## TASK INPUT
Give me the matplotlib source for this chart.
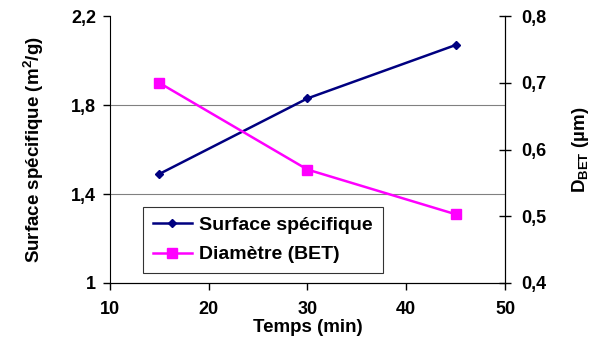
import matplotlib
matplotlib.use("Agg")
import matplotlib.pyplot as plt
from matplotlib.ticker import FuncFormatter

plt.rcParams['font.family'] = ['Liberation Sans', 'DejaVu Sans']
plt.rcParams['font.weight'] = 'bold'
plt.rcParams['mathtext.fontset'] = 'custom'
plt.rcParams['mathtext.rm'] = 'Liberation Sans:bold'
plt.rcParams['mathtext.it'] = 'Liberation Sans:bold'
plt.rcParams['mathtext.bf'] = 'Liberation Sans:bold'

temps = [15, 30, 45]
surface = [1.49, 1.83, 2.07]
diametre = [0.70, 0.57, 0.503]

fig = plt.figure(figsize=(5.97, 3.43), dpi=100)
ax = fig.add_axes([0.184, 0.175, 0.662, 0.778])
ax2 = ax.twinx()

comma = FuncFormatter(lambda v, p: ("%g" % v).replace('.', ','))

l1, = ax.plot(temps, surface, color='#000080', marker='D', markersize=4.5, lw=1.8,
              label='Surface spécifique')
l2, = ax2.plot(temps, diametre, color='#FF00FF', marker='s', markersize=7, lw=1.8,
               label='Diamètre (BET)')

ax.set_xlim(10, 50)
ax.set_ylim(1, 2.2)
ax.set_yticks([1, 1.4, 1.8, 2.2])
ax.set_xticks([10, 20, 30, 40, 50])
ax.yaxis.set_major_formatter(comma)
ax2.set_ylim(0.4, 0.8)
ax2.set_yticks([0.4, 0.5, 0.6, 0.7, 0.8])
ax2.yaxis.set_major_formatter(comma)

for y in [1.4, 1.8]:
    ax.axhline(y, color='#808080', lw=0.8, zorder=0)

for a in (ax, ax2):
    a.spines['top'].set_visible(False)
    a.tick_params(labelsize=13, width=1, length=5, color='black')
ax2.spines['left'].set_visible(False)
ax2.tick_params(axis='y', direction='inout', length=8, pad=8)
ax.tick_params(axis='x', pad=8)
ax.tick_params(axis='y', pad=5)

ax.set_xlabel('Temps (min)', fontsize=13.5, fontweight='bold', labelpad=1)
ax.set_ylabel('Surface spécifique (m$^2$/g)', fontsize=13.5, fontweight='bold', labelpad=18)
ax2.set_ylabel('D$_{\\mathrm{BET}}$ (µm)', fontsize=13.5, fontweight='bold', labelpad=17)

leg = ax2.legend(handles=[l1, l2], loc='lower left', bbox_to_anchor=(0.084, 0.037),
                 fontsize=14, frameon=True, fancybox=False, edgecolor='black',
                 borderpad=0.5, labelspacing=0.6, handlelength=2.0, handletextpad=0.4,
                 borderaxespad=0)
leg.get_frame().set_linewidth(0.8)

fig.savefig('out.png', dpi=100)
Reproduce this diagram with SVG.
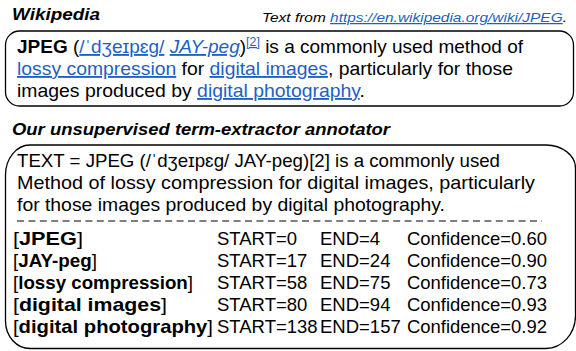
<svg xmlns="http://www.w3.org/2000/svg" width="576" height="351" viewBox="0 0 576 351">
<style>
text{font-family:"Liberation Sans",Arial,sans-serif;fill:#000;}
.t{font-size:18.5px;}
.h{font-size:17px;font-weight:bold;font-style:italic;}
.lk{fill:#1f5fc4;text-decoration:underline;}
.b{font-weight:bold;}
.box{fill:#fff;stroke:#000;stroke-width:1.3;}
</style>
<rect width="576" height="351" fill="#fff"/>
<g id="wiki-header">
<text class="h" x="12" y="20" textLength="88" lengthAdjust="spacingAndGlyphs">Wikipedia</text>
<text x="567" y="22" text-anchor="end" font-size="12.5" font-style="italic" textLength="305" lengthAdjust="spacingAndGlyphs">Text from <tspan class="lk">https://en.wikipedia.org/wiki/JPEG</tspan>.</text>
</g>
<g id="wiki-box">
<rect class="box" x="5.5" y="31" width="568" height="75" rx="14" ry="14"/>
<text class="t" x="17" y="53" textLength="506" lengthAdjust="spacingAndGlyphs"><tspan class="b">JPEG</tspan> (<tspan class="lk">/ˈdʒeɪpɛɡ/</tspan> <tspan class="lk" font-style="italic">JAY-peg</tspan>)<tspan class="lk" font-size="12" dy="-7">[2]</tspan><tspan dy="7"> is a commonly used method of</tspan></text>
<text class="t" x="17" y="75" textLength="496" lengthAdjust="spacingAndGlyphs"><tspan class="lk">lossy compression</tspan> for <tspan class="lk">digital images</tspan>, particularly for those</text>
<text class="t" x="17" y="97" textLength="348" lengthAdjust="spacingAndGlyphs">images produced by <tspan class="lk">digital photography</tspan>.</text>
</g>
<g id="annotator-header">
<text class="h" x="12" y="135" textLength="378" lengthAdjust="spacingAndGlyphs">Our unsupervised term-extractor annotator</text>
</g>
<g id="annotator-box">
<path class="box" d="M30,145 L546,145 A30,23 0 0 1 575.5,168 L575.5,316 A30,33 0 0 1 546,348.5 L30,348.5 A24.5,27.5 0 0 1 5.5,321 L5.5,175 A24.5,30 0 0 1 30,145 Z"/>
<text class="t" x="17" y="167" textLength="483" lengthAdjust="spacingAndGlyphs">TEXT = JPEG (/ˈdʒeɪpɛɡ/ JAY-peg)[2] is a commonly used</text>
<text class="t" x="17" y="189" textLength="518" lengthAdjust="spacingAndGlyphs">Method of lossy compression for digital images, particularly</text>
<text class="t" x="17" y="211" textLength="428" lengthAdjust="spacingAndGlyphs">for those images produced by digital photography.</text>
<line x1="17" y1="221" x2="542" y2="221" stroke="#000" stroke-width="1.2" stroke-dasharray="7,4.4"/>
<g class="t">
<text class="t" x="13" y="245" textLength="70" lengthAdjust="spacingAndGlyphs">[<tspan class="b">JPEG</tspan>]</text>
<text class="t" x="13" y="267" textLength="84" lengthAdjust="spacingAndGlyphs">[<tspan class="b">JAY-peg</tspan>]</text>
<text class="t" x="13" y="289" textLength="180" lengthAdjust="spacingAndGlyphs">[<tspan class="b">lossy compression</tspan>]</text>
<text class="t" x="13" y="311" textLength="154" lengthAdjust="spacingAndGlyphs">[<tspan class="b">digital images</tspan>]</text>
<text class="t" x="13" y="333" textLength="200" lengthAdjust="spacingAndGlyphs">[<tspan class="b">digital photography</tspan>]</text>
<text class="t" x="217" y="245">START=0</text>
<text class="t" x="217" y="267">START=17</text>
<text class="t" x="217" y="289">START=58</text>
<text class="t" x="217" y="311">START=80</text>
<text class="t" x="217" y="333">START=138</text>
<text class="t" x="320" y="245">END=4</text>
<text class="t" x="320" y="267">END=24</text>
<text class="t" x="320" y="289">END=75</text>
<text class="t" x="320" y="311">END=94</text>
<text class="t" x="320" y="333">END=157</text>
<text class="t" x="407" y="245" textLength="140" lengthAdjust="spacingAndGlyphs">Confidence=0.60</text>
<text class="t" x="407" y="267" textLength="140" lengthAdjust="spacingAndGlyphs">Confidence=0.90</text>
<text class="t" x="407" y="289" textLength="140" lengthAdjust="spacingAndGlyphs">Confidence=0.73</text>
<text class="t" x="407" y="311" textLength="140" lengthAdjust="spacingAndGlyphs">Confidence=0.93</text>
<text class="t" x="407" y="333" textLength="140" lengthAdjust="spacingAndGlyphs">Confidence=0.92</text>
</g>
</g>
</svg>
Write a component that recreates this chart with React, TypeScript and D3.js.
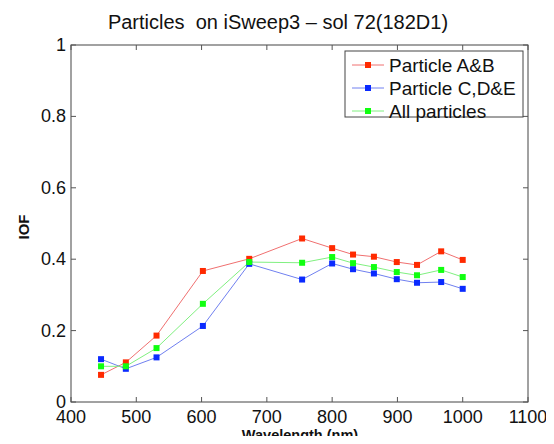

## AIM OF THE EXERCISE
Quote the data above in full, leaving out the pictures it holds.

## SOLUTION TO THIS PROBLEM
Give me the matplotlib source for this chart.
import matplotlib
matplotlib.use("Agg")
import matplotlib.pyplot as plt
from matplotlib.ticker import FuncFormatter

plt.rcParams['font.family'] = ['Liberation Sans', 'DejaVu Sans']
plt.rcParams['font.weight'] = 'bold'
plt.rcParams['mathtext.fontset'] = 'custom'
plt.rcParams['mathtext.rm'] = 'Liberation Sans:bold'
plt.rcParams['mathtext.it'] = 'Liberation Sans:bold'
plt.rcParams['mathtext.bf'] = 'Liberation Sans:bold'

temps = [15, 30, 45]
surface = [1.49, 1.83, 2.07]
diametre = [0.70, 0.57, 0.503]

fig = plt.figure(figsize=(5.97, 3.43), dpi=100)
ax = fig.add_axes([0.184, 0.175, 0.662, 0.778])
ax2 = ax.twinx()

comma = FuncFormatter(lambda v, p: ("%g" % v).replace('.', ','))

l1, = ax.plot(temps, surface, color='#000080', marker='D', markersize=4.5, lw=1.8,
              label='Surface spécifique')
l2, = ax2.plot(temps, diametre, color='#FF00FF', marker='s', markersize=7, lw=1.8,
               label='Diamètre (BET)')

ax.set_xlim(10, 50)
ax.set_ylim(1, 2.2)
ax.set_yticks([1, 1.4, 1.8, 2.2])
ax.set_xticks([10, 20, 30, 40, 50])
ax.yaxis.set_major_formatter(comma)
ax2.set_ylim(0.4, 0.8)
ax2.set_yticks([0.4, 0.5, 0.6, 0.7, 0.8])
ax2.yaxis.set_major_formatter(comma)

for y in [1.4, 1.8]:
    ax.axhline(y, color='#808080', lw=0.8, zorder=0)

for a in (ax, ax2):
    a.spines['top'].set_visible(False)
    a.tick_params(labelsize=13, width=1, length=5, color='black')
ax2.spines['left'].set_visible(False)
ax2.tick_params(axis='y', direction='inout', length=8, pad=8)
ax.tick_params(axis='x', pad=8)
ax.tick_params(axis='y', pad=5)

ax.set_xlabel('Temps (min)', fontsize=13.5, fontweight='bold', labelpad=1)
ax.set_ylabel('Surface spécifique (m$^2$/g)', fontsize=13.5, fontweight='bold', labelpad=18)
ax2.set_ylabel('D$_{\\mathrm{BET}}$ (µm)', fontsize=13.5, fontweight='bold', labelpad=17)

leg = ax2.legend(handles=[l1, l2], loc='lower left', bbox_to_anchor=(0.084, 0.037),
                 fontsize=14, frameon=True, fancybox=False, edgecolor='black',
                 borderpad=0.5, labelspacing=0.6, handlelength=2.0, handletextpad=0.4,
                 borderaxespad=0)
leg.get_frame().set_linewidth(0.8)

fig.savefig('out.png', dpi=100)
Reproduce this diagram with SVG.
<svg xmlns="http://www.w3.org/2000/svg" width="576" height="351" viewBox="0 0 576 351">
<style>
text{font-family:"Liberation Sans",Arial,sans-serif;fill:#000;}
.t{font-size:18.5px;}
.h{font-size:17px;font-weight:bold;font-style:italic;}
.lk{fill:#1f5fc4;text-decoration:underline;}
.b{font-weight:bold;}
.box{fill:#fff;stroke:#000;stroke-width:1.3;}
</style>
<rect width="576" height="351" fill="#fff"/>
<g id="wiki-header">
<text class="h" x="12" y="20" textLength="88" lengthAdjust="spacingAndGlyphs">Wikipedia</text>
<text x="567" y="22" text-anchor="end" font-size="12.5" font-style="italic" textLength="305" lengthAdjust="spacingAndGlyphs">Text from <tspan class="lk">https://en.wikipedia.org/wiki/JPEG</tspan>.</text>
</g>
<g id="wiki-box">
<rect class="box" x="5.5" y="31" width="568" height="75" rx="14" ry="14"/>
<text class="t" x="17" y="53" textLength="506" lengthAdjust="spacingAndGlyphs"><tspan class="b">JPEG</tspan> (<tspan class="lk">/ˈdʒeɪpɛɡ/</tspan> <tspan class="lk" font-style="italic">JAY-peg</tspan>)<tspan class="lk" font-size="12" dy="-7">[2]</tspan><tspan dy="7"> is a commonly used method of</tspan></text>
<text class="t" x="17" y="75" textLength="496" lengthAdjust="spacingAndGlyphs"><tspan class="lk">lossy compression</tspan> for <tspan class="lk">digital images</tspan>, particularly for those</text>
<text class="t" x="17" y="97" textLength="348" lengthAdjust="spacingAndGlyphs">images produced by <tspan class="lk">digital photography</tspan>.</text>
</g>
<g id="annotator-header">
<text class="h" x="12" y="135" textLength="378" lengthAdjust="spacingAndGlyphs">Our unsupervised term-extractor annotator</text>
</g>
<g id="annotator-box">
<path class="box" d="M30,145 L546,145 A30,23 0 0 1 575.5,168 L575.5,316 A30,33 0 0 1 546,348.5 L30,348.5 A24.5,27.5 0 0 1 5.5,321 L5.5,175 A24.5,30 0 0 1 30,145 Z"/>
<text class="t" x="17" y="167" textLength="483" lengthAdjust="spacingAndGlyphs">TEXT = JPEG (/ˈdʒeɪpɛɡ/ JAY-peg)[2] is a commonly used</text>
<text class="t" x="17" y="189" textLength="518" lengthAdjust="spacingAndGlyphs">Method of lossy compression for digital images, particularly</text>
<text class="t" x="17" y="211" textLength="428" lengthAdjust="spacingAndGlyphs">for those images produced by digital photography.</text>
<line x1="17" y1="221" x2="542" y2="221" stroke="#000" stroke-width="1.2" stroke-dasharray="7,4.4"/>
<g class="t">
<text class="t" x="13" y="245" textLength="70" lengthAdjust="spacingAndGlyphs">[<tspan class="b">JPEG</tspan>]</text>
<text class="t" x="13" y="267" textLength="84" lengthAdjust="spacingAndGlyphs">[<tspan class="b">JAY-peg</tspan>]</text>
<text class="t" x="13" y="289" textLength="180" lengthAdjust="spacingAndGlyphs">[<tspan class="b">lossy compression</tspan>]</text>
<text class="t" x="13" y="311" textLength="154" lengthAdjust="spacingAndGlyphs">[<tspan class="b">digital images</tspan>]</text>
<text class="t" x="13" y="333" textLength="200" lengthAdjust="spacingAndGlyphs">[<tspan class="b">digital photography</tspan>]</text>
<text class="t" x="217" y="245">START=0</text>
<text class="t" x="217" y="267">START=17</text>
<text class="t" x="217" y="289">START=58</text>
<text class="t" x="217" y="311">START=80</text>
<text class="t" x="217" y="333">START=138</text>
<text class="t" x="320" y="245">END=4</text>
<text class="t" x="320" y="267">END=24</text>
<text class="t" x="320" y="289">END=75</text>
<text class="t" x="320" y="311">END=94</text>
<text class="t" x="320" y="333">END=157</text>
<text class="t" x="407" y="245" textLength="140" lengthAdjust="spacingAndGlyphs">Confidence=0.60</text>
<text class="t" x="407" y="267" textLength="140" lengthAdjust="spacingAndGlyphs">Confidence=0.90</text>
<text class="t" x="407" y="289" textLength="140" lengthAdjust="spacingAndGlyphs">Confidence=0.73</text>
<text class="t" x="407" y="311" textLength="140" lengthAdjust="spacingAndGlyphs">Confidence=0.93</text>
<text class="t" x="407" y="333" textLength="140" lengthAdjust="spacingAndGlyphs">Confidence=0.92</text>
</g>
</g>
</svg>
Write a component that recreates this chart with React, TypeScript and D3.js.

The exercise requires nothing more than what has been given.